- INSTRUCTION: From the entries below, copy out every line with "this" in it.

- INFORMATION PROVIDED:

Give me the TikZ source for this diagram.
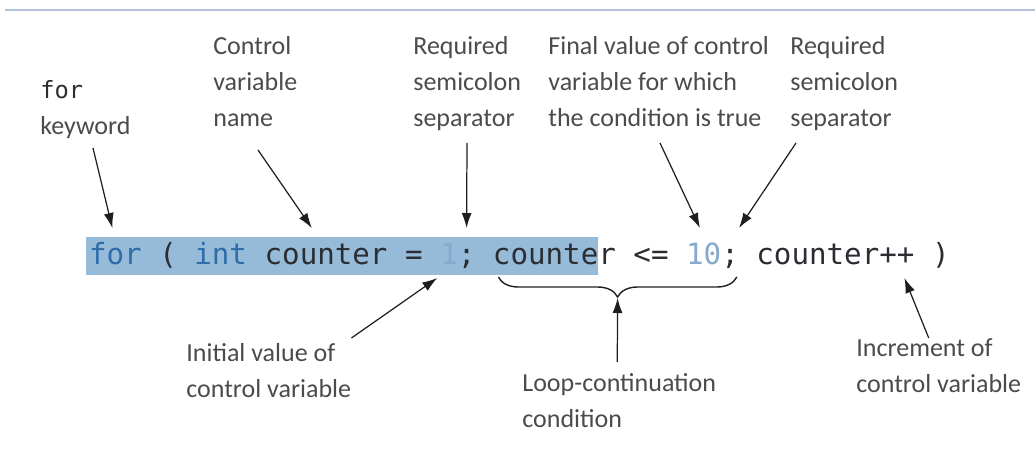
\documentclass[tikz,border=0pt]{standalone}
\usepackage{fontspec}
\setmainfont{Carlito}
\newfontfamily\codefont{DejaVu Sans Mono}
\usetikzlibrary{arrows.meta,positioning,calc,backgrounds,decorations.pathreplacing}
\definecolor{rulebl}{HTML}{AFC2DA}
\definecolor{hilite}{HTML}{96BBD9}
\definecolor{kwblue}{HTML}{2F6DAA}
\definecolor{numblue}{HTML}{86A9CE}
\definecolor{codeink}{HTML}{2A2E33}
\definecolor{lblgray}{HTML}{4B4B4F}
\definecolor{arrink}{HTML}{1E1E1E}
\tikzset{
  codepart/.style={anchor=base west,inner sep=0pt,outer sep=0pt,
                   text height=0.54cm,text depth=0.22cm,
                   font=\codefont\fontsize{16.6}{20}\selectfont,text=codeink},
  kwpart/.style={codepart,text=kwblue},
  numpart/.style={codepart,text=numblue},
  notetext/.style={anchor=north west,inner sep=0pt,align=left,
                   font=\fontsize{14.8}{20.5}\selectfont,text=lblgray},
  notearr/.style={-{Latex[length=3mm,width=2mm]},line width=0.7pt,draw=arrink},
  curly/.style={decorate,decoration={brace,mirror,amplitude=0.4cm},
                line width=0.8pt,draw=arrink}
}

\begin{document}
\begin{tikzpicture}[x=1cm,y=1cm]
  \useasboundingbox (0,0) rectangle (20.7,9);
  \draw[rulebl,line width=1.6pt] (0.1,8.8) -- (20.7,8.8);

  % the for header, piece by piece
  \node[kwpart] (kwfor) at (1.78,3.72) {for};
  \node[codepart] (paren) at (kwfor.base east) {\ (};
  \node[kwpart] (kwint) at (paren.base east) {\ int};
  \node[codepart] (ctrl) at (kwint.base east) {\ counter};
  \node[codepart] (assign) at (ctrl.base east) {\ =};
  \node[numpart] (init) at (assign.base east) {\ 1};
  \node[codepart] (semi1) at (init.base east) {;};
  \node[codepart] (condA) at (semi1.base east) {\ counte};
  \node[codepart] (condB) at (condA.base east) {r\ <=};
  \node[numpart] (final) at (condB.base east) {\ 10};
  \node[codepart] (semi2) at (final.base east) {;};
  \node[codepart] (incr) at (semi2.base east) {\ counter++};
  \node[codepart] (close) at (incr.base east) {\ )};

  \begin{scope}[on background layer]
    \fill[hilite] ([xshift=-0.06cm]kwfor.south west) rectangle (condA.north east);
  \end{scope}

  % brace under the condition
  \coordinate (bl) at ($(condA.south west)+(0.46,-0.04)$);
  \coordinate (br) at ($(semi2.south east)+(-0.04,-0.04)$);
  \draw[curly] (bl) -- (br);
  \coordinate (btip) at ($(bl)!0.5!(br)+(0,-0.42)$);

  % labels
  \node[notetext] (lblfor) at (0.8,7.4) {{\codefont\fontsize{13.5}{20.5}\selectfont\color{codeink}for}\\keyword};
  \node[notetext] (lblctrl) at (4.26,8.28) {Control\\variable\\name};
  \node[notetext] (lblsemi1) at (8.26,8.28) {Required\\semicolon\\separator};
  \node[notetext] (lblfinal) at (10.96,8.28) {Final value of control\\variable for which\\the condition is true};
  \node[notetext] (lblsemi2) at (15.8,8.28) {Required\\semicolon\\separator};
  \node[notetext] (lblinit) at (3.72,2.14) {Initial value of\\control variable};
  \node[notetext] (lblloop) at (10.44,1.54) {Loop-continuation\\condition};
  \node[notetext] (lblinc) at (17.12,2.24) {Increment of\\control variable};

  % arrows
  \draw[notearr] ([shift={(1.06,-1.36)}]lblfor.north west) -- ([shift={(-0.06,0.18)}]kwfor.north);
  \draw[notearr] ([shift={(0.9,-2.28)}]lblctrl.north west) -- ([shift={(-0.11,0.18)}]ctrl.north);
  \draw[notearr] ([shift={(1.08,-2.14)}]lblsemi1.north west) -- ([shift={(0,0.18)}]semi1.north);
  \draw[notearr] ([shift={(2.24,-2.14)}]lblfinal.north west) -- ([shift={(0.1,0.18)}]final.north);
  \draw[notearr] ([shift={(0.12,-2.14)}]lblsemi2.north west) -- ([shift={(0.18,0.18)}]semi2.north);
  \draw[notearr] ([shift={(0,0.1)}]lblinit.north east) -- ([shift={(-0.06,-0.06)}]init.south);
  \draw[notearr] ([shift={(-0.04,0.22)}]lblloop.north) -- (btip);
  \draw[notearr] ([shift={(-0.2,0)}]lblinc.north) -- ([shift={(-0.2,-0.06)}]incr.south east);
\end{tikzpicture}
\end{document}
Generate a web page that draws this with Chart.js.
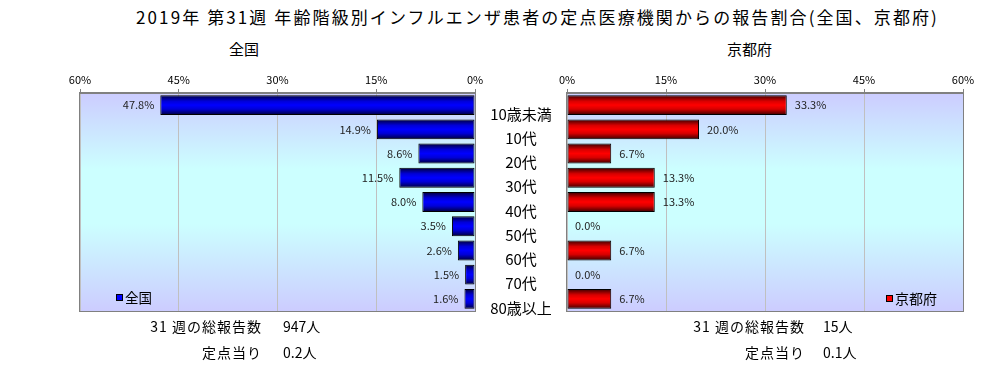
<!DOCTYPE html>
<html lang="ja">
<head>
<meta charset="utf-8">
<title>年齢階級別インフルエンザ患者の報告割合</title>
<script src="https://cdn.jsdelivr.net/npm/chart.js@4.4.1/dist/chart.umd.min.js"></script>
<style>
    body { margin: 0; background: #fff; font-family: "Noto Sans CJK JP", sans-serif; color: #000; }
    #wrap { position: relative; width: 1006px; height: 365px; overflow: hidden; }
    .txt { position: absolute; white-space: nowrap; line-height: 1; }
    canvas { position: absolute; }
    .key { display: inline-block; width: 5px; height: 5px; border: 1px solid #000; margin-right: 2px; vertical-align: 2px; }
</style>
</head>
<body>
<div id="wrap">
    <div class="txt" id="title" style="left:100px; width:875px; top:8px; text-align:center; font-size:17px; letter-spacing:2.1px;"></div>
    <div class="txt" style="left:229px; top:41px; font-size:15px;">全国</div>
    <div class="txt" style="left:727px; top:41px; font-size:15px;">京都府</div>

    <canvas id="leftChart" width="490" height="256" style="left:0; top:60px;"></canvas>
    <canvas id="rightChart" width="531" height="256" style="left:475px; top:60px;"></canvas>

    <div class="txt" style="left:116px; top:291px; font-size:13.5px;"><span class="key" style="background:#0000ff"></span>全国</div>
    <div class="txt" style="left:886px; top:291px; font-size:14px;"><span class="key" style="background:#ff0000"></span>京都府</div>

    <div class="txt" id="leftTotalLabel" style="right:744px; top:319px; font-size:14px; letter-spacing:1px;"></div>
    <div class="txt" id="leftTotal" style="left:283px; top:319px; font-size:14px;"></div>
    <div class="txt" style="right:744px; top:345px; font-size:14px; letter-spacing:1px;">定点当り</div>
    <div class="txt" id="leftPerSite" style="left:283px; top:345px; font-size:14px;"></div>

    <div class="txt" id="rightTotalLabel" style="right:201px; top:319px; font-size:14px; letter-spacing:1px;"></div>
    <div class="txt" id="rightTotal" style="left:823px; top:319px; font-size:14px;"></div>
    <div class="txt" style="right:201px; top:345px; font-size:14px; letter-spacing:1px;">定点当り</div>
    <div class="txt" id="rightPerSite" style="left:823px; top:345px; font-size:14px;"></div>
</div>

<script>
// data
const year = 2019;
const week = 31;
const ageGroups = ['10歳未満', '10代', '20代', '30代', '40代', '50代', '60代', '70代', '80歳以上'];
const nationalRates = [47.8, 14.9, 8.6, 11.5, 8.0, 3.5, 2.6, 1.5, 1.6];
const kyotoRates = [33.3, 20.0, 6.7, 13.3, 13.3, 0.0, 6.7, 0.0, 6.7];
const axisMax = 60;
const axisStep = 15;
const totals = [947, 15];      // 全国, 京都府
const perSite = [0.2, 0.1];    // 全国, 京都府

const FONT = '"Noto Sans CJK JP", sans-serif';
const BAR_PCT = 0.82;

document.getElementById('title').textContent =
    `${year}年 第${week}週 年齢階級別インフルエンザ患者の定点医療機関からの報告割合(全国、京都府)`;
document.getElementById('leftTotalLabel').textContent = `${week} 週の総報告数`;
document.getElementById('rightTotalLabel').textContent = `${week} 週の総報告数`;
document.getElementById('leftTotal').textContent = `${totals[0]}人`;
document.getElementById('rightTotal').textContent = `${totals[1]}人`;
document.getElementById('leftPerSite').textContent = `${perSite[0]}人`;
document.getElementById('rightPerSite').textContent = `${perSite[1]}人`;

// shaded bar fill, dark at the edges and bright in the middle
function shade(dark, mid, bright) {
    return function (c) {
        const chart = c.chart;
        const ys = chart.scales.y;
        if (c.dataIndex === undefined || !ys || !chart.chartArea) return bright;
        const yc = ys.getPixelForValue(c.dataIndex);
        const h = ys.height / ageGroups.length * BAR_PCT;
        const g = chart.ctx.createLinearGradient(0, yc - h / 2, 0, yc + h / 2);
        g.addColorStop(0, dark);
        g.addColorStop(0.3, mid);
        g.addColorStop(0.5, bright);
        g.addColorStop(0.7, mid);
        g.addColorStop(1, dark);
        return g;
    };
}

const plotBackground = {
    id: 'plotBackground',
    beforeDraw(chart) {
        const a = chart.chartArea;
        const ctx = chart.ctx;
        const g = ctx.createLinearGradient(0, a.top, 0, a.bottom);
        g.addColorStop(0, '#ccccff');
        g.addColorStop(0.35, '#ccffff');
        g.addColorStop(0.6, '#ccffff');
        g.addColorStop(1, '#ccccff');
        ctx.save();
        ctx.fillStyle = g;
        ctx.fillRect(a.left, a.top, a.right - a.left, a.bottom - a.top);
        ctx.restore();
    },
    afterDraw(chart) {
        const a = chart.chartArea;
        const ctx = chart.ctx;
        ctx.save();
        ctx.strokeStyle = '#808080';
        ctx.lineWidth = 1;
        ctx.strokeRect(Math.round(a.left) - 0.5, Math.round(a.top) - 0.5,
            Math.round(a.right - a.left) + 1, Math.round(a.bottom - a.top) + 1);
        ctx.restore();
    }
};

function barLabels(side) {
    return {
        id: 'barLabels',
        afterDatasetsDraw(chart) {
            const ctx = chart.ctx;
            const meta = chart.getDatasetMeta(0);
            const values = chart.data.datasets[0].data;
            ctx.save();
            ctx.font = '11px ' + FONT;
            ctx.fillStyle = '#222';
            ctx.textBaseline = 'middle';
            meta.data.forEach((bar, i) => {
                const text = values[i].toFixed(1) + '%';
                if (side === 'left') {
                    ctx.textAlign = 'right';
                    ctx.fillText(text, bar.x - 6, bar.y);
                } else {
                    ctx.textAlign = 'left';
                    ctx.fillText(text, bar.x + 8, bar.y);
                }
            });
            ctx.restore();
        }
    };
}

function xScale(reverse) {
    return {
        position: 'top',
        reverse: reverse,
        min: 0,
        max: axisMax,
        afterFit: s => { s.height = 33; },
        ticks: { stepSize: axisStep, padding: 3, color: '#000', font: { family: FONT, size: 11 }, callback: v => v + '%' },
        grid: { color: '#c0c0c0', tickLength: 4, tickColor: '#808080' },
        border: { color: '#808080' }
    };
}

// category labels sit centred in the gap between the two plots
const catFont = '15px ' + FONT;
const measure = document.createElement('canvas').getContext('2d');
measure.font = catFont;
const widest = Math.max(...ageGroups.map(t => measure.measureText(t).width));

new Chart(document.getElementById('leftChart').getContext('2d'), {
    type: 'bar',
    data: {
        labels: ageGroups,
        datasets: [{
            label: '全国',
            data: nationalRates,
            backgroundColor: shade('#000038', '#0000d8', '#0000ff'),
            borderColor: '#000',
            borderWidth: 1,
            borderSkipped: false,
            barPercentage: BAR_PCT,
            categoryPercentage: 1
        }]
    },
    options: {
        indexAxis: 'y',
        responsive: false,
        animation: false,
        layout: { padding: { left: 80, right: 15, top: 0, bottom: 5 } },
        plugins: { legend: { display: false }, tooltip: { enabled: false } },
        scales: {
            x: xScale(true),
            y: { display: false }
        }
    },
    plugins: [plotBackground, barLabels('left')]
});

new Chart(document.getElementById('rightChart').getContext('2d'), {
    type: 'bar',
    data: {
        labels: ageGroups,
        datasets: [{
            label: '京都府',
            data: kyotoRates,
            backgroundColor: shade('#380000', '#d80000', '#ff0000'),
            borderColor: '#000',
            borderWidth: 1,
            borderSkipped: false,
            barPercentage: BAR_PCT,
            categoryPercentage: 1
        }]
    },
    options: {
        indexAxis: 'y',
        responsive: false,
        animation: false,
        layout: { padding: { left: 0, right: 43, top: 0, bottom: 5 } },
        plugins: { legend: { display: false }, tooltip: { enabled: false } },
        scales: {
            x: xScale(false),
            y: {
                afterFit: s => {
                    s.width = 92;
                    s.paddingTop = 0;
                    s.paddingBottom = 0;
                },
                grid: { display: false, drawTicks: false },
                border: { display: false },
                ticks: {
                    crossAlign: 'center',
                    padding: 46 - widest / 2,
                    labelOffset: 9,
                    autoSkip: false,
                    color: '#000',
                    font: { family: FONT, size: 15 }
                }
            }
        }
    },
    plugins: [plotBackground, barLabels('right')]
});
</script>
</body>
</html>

- WRITTEN REPLY:
Give me the TikZ source for this diagram.
Generate a web page that draws this with Chart.js.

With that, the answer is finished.